With respect to Recommendation 5, we believe clarification is necessary. The referenced "Supervisory Insights" article, while well considered and comprehensive, was only intended to provide insight on DSC's existing experience and practice. Page 1 of the "Supervisory Insights" journal clearly states, "The views expressed in Supervisory Insights are those of the authors and do not necessarily reflect official positions of the Federal Deposit Insurance Corporation. In particular, articles should not be construed as regulatory or supervisory guidance." We do not believe that a journal article is the appropriate vehicle for internally recommending procedural changes, nor should it be relied upon by others to do so.
With that caveat, DSC generally concurs with the recommendations. We will submit, at the next meeting of the Interagency ED Module Maintenance Committee (EMMC), recommendations for revising such procedures and adding a Core Analysis Decision Factor, to the extent these are suggested by the policy guidance to be revised in Chapter 4.3 of the Manual of Examination Policies and are necessary to guide the examination procedures. The next meeting of the EMMC has not yet been scheduled, but should occur by the first quarter of 2005.
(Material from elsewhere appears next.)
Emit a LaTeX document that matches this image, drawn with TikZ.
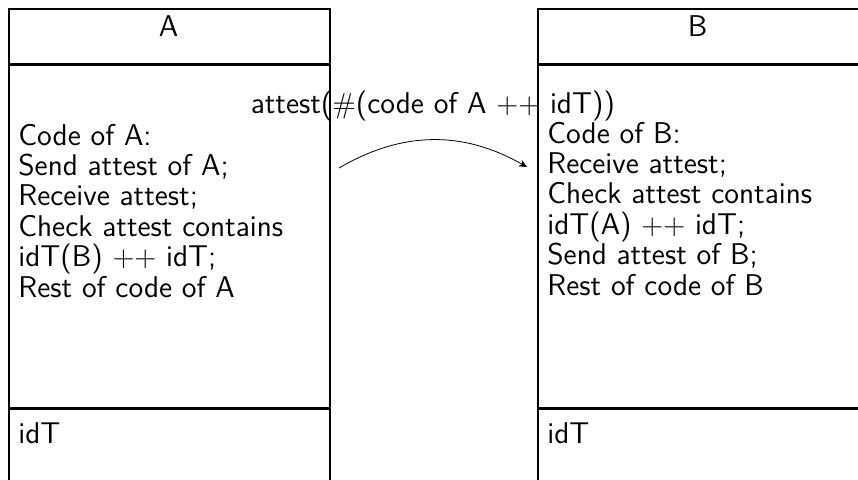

DSC also agrees to recommend revisions to the Related Organizations ED module to the extent that revised procedures are necessary to support the analysis and examination review suggested by the policy guidance to be revised in Chapter 4.3 of the Manual of Examination Policies. However, not all policy discussions directly translate into procedural instructions in the ED modules. Examiners are expected to use considerable judgment in determining the scope and detail of any analysis, particularly when evaluating unusual businesses or situations. Moreover, not all procedures need to be repeated in more than one module.
- Establish a 2005 divisional objective to consider the expansion of the FDIC's examination program for all non-bank parents and affiliates.
DSC concurs with this recommendation and agrees to establish a corresponding 2005 objective, and to consider the issues involved carefully during 2005.